Short exercise. Word for word, retype every entry in the listing.

----- Data lines -----

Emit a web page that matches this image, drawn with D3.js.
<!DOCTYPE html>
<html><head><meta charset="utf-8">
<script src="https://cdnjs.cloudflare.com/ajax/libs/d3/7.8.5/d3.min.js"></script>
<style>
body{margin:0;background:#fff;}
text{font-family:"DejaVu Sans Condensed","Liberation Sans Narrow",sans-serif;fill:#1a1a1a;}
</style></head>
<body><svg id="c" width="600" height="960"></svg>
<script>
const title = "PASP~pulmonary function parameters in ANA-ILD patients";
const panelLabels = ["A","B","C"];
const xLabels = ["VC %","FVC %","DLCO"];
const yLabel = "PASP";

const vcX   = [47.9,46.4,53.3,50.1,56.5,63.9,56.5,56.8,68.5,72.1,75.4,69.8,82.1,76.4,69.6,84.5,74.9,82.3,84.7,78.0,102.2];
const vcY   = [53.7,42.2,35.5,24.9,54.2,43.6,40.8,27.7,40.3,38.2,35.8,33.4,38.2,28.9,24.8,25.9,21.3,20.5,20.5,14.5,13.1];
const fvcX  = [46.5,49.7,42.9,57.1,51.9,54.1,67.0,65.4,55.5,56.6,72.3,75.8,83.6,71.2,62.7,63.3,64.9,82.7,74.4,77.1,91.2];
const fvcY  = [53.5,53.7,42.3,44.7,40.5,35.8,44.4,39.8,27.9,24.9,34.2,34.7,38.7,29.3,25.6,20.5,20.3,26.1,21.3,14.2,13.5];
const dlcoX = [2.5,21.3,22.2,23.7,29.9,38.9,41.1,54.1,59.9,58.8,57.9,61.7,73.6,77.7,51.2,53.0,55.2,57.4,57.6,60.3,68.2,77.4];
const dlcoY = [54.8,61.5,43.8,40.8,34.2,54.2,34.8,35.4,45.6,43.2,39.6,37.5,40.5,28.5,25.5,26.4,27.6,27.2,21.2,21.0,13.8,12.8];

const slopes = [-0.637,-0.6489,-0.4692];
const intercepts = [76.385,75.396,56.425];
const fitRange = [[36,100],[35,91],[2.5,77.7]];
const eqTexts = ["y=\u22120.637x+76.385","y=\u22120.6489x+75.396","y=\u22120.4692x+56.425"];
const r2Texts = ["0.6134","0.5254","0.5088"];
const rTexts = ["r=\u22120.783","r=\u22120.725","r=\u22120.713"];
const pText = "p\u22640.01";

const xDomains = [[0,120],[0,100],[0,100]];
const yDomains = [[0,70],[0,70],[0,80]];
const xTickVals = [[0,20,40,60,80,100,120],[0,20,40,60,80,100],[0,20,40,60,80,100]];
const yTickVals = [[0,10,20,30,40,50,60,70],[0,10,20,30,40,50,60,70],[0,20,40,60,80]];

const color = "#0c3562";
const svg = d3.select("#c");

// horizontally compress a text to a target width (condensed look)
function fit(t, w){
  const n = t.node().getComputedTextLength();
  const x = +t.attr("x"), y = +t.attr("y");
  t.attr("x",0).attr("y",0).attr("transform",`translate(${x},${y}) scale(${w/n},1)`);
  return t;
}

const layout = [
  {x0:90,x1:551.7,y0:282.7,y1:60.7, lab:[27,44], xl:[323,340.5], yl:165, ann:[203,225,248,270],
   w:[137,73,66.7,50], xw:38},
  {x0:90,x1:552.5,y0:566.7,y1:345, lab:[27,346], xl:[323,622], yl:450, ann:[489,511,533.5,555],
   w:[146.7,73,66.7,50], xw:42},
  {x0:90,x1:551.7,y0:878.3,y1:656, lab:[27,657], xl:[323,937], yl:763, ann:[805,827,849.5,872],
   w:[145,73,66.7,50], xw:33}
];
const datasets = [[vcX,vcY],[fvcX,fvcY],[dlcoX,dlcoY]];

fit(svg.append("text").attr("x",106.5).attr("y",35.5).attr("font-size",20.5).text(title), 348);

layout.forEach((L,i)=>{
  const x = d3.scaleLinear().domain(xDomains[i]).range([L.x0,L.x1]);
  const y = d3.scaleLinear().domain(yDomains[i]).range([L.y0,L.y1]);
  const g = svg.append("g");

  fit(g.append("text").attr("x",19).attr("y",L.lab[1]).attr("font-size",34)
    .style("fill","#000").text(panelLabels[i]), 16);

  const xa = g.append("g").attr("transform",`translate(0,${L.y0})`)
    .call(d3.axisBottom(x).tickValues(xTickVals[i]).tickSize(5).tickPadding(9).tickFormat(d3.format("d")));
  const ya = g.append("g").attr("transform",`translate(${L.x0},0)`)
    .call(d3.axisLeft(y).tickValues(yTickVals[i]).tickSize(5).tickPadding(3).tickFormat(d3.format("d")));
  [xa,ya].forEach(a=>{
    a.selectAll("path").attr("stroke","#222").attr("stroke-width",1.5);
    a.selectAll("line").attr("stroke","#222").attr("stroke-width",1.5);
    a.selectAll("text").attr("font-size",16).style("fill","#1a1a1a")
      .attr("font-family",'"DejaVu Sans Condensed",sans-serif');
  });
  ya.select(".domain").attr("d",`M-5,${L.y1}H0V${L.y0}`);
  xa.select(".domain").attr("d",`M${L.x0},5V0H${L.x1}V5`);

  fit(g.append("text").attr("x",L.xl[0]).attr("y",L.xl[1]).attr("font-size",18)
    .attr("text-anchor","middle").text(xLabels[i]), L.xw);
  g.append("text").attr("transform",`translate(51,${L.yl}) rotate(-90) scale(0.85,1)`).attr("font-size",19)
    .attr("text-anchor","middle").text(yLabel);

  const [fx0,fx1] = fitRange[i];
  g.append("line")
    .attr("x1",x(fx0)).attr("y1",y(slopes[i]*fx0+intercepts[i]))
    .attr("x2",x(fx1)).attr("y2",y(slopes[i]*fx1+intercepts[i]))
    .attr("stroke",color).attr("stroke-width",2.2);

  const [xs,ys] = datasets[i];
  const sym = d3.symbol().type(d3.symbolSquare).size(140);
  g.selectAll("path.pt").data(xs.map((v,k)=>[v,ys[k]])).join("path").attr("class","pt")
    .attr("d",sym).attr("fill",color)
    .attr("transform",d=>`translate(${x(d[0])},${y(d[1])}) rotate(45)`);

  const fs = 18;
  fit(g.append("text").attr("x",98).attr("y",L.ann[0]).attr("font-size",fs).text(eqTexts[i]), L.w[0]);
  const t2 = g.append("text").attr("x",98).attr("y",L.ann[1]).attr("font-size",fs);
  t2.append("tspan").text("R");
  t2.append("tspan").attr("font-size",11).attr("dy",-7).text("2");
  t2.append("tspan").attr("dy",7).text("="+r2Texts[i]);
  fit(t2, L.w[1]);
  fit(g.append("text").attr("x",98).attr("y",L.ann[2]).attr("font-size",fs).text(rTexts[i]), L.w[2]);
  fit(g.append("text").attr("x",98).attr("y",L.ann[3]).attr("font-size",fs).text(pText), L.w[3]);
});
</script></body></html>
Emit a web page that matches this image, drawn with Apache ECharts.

-----

Completed task.
Emit a web page that matches this image, drawn with D3.js.
<!DOCTYPE html>
<html><head><meta charset="utf-8">
<script src="https://cdnjs.cloudflare.com/ajax/libs/d3/7.8.5/d3.min.js"></script>
<style>
body{margin:0;background:#fff;}
text{font-family:"DejaVu Sans Condensed","Liberation Sans Narrow",sans-serif;fill:#1a1a1a;}
</style></head>
<body><svg id="c" width="600" height="960"></svg>
<script>
const title = "PASP~pulmonary function parameters in ANA-ILD patients";
const panelLabels = ["A","B","C"];
const xLabels = ["VC %","FVC %","DLCO"];
const yLabel = "PASP";

const vcX   = [47.9,46.4,53.3,50.1,56.5,63.9,56.5,56.8,68.5,72.1,75.4,69.8,82.1,76.4,69.6,84.5,74.9,82.3,84.7,78.0,102.2];
const vcY   = [53.7,42.2,35.5,24.9,54.2,43.6,40.8,27.7,40.3,38.2,35.8,33.4,38.2,28.9,24.8,25.9,21.3,20.5,20.5,14.5,13.1];
const fvcX  = [46.5,49.7,42.9,57.1,51.9,54.1,67.0,65.4,55.5,56.6,72.3,75.8,83.6,71.2,62.7,63.3,64.9,82.7,74.4,77.1,91.2];
const fvcY  = [53.5,53.7,42.3,44.7,40.5,35.8,44.4,39.8,27.9,24.9,34.2,34.7,38.7,29.3,25.6,20.5,20.3,26.1,21.3,14.2,13.5];
const dlcoX = [2.5,21.3,22.2,23.7,29.9,38.9,41.1,54.1,59.9,58.8,57.9,61.7,73.6,77.7,51.2,53.0,55.2,57.4,57.6,60.3,68.2,77.4];
const dlcoY = [54.8,61.5,43.8,40.8,34.2,54.2,34.8,35.4,45.6,43.2,39.6,37.5,40.5,28.5,25.5,26.4,27.6,27.2,21.2,21.0,13.8,12.8];

const slopes = [-0.637,-0.6489,-0.4692];
const intercepts = [76.385,75.396,56.425];
const fitRange = [[36,100],[35,91],[2.5,77.7]];
const eqTexts = ["y=\u22120.637x+76.385","y=\u22120.6489x+75.396","y=\u22120.4692x+56.425"];
const r2Texts = ["0.6134","0.5254","0.5088"];
const rTexts = ["r=\u22120.783","r=\u22120.725","r=\u22120.713"];
const pText = "p\u22640.01";

const xDomains = [[0,120],[0,100],[0,100]];
const yDomains = [[0,70],[0,70],[0,80]];
const xTickVals = [[0,20,40,60,80,100,120],[0,20,40,60,80,100],[0,20,40,60,80,100]];
const yTickVals = [[0,10,20,30,40,50,60,70],[0,10,20,30,40,50,60,70],[0,20,40,60,80]];

const color = "#0c3562";
const svg = d3.select("#c");

// horizontally compress a text to a target width (condensed look)
function fit(t, w){
  const n = t.node().getComputedTextLength();
  const x = +t.attr("x"), y = +t.attr("y");
  t.attr("x",0).attr("y",0).attr("transform",`translate(${x},${y}) scale(${w/n},1)`);
  return t;
}

const layout = [
  {x0:90,x1:551.7,y0:282.7,y1:60.7, lab:[27,44], xl:[323,340.5], yl:165, ann:[203,225,248,270],
   w:[137,73,66.7,50], xw:38},
  {x0:90,x1:552.5,y0:566.7,y1:345, lab:[27,346], xl:[323,622], yl:450, ann:[489,511,533.5,555],
   w:[146.7,73,66.7,50], xw:42},
  {x0:90,x1:551.7,y0:878.3,y1:656, lab:[27,657], xl:[323,937], yl:763, ann:[805,827,849.5,872],
   w:[145,73,66.7,50], xw:33}
];
const datasets = [[vcX,vcY],[fvcX,fvcY],[dlcoX,dlcoY]];

fit(svg.append("text").attr("x",106.5).attr("y",35.5).attr("font-size",20.5).text(title), 348);

layout.forEach((L,i)=>{
  const x = d3.scaleLinear().domain(xDomains[i]).range([L.x0,L.x1]);
  const y = d3.scaleLinear().domain(yDomains[i]).range([L.y0,L.y1]);
  const g = svg.append("g");

  fit(g.append("text").attr("x",19).attr("y",L.lab[1]).attr("font-size",34)
    .style("fill","#000").text(panelLabels[i]), 16);

  const xa = g.append("g").attr("transform",`translate(0,${L.y0})`)
    .call(d3.axisBottom(x).tickValues(xTickVals[i]).tickSize(5).tickPadding(9).tickFormat(d3.format("d")));
  const ya = g.append("g").attr("transform",`translate(${L.x0},0)`)
    .call(d3.axisLeft(y).tickValues(yTickVals[i]).tickSize(5).tickPadding(3).tickFormat(d3.format("d")));
  [xa,ya].forEach(a=>{
    a.selectAll("path").attr("stroke","#222").attr("stroke-width",1.5);
    a.selectAll("line").attr("stroke","#222").attr("stroke-width",1.5);
    a.selectAll("text").attr("font-size",16).style("fill","#1a1a1a")
      .attr("font-family",'"DejaVu Sans Condensed",sans-serif');
  });
  ya.select(".domain").attr("d",`M-5,${L.y1}H0V${L.y0}`);
  xa.select(".domain").attr("d",`M${L.x0},5V0H${L.x1}V5`);

  fit(g.append("text").attr("x",L.xl[0]).attr("y",L.xl[1]).attr("font-size",18)
    .attr("text-anchor","middle").text(xLabels[i]), L.xw);
  g.append("text").attr("transform",`translate(51,${L.yl}) rotate(-90) scale(0.85,1)`).attr("font-size",19)
    .attr("text-anchor","middle").text(yLabel);

  const [fx0,fx1] = fitRange[i];
  g.append("line")
    .attr("x1",x(fx0)).attr("y1",y(slopes[i]*fx0+intercepts[i]))
    .attr("x2",x(fx1)).attr("y2",y(slopes[i]*fx1+intercepts[i]))
    .attr("stroke",color).attr("stroke-width",2.2);

  const [xs,ys] = datasets[i];
  const sym = d3.symbol().type(d3.symbolSquare).size(140);
  g.selectAll("path.pt").data(xs.map((v,k)=>[v,ys[k]])).join("path").attr("class","pt")
    .attr("d",sym).attr("fill",color)
    .attr("transform",d=>`translate(${x(d[0])},${y(d[1])}) rotate(45)`);

  const fs = 18;
  fit(g.append("text").attr("x",98).attr("y",L.ann[0]).attr("font-size",fs).text(eqTexts[i]), L.w[0]);
  const t2 = g.append("text").attr("x",98).attr("y",L.ann[1]).attr("font-size",fs);
  t2.append("tspan").text("R");
  t2.append("tspan").attr("font-size",11).attr("dy",-7).text("2");
  t2.append("tspan").attr("dy",7).text("="+r2Texts[i]);
  fit(t2, L.w[1]);
  fit(g.append("text").attr("x",98).attr("y",L.ann[2]).attr("font-size",fs).text(rTexts[i]), L.w[2]);
  fit(g.append("text").attr("x",98).attr("y",L.ann[3]).attr("font-size",fs).text(pText), L.w[3]);
});
</script></body></html>
Emit a web page that matches this image, drawn with Apache ECharts.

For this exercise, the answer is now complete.